With apartments on top and businesses moving in to the middle levels, the old store´s airy main floor, still awaiting new tenants, is the best place to squint and imagine a Christmas rush circa 1948, 1957 or 1969.

"You´d put on good clothes and you´d come down after dark to see the Christmas windows," Marvin said. "You´d go inside and see anything you could possibly desire. This is where you came to dream."

During Christmas rushes, the escalators overflowed with bodies and the counters were jammed two and three deep. In the early 1960s, Knapp´s boasted that the store drew 5 million people a year.
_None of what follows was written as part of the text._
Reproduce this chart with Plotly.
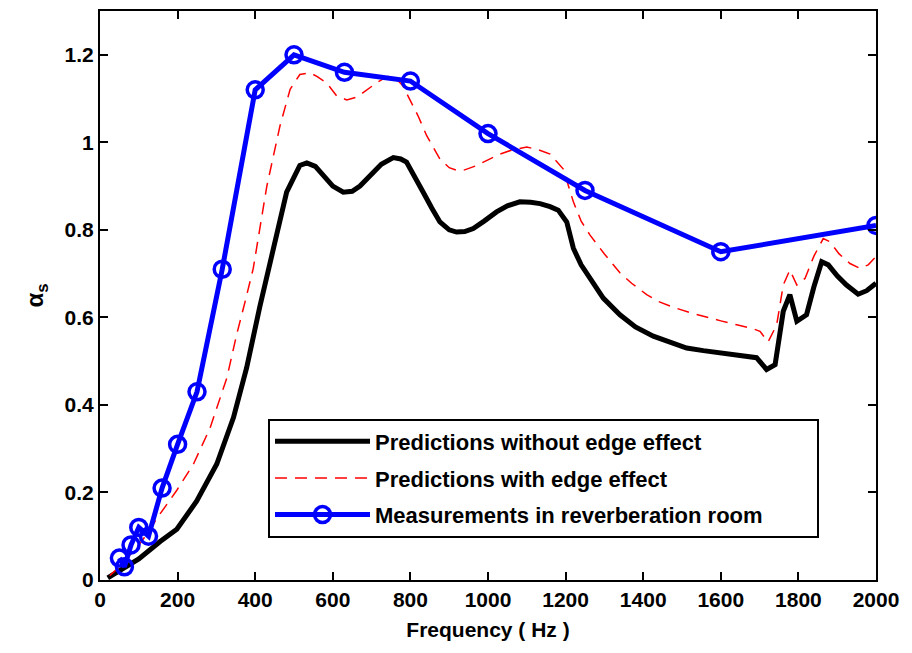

The old sales floor is also the space where Marvin and her colleagues will set up shop Nov. 15, with an exhibit of memorabilia from Knapp´s Department Store, a slide show of historic images, building tours and a guest speaker on old department stores to assist the imagination.
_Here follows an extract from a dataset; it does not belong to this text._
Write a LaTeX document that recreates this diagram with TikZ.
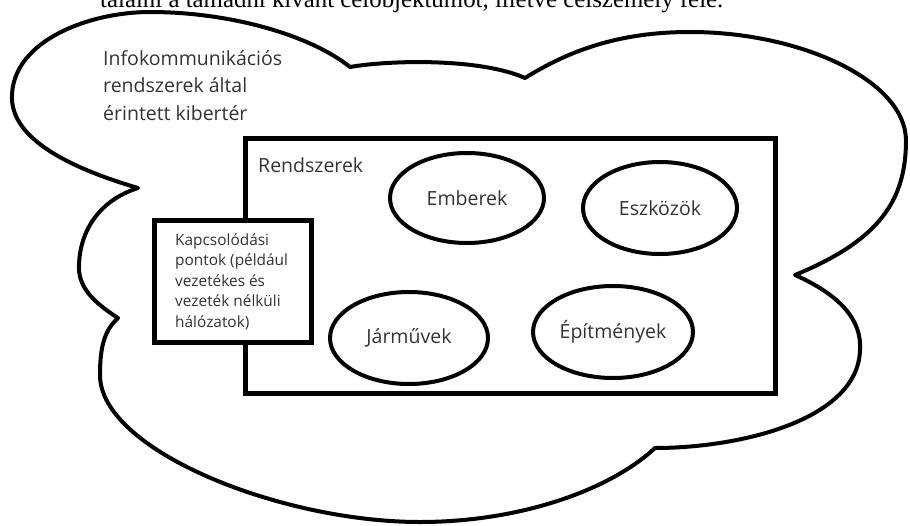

A silent auction and live auction will raise money for the Historical Society´s push to start a Lansing history museum.

Live auction items include a getaways at Lansing´s English Inn and Mackinac Island, dinner for eight at Lansing´s historic Harper House, wine and beer packages, and more. More than 120 silent auction items include artifacts from Lansing history, books, CDs, art, historic photographs and more.

The Saturday event will feature talks by Marvin and an expert in Michigan department stores, Bruce Kopytek, author of the book "Jacobsen´s: I Miss it So."

Marvin and Kopytek will lead tours of the building and talk about its history and renovation. The tours will include a walkthrough of the fifthfloor apartments that are part of the building´s conversion to mixed use.

So far, the group has gathered about three dozen items related to Knapp´s to put on display in the old storefront windows looking onto Washtenaw Street and Washington Square, but there may be more than that by the day of the event.

BREAKFAST WITH SANTA

Marvin is amazed at how many old boxes inscribed with the Knapp´s logo, some with the merchandise still inside, people have pulled out of their closets.

"That says something about how much affection people have for the store," she said. "They want to keep that connection with it."

The exhibit will include several hat boxes, some with fanciful hats still inside, commemorative cups from a "breakfast with Santa" and a gilt-edged program from the store´s gala 50th Golden Jubilee Banquet in 1946. (Among the guests at the banquet were Edgar A. Guest, the Detroit poet, who gave an address to a group assembled at the Olds Hotel.)

There´s a prom dress made of plaid taffeta bought at Knapp´s and a 1955 wedding dress, bought on layaway by a woman from St. Johns.

"She still has the layaway receipt," Marvin said.

Whenever possible, Marvin looked for the stories behind the objects.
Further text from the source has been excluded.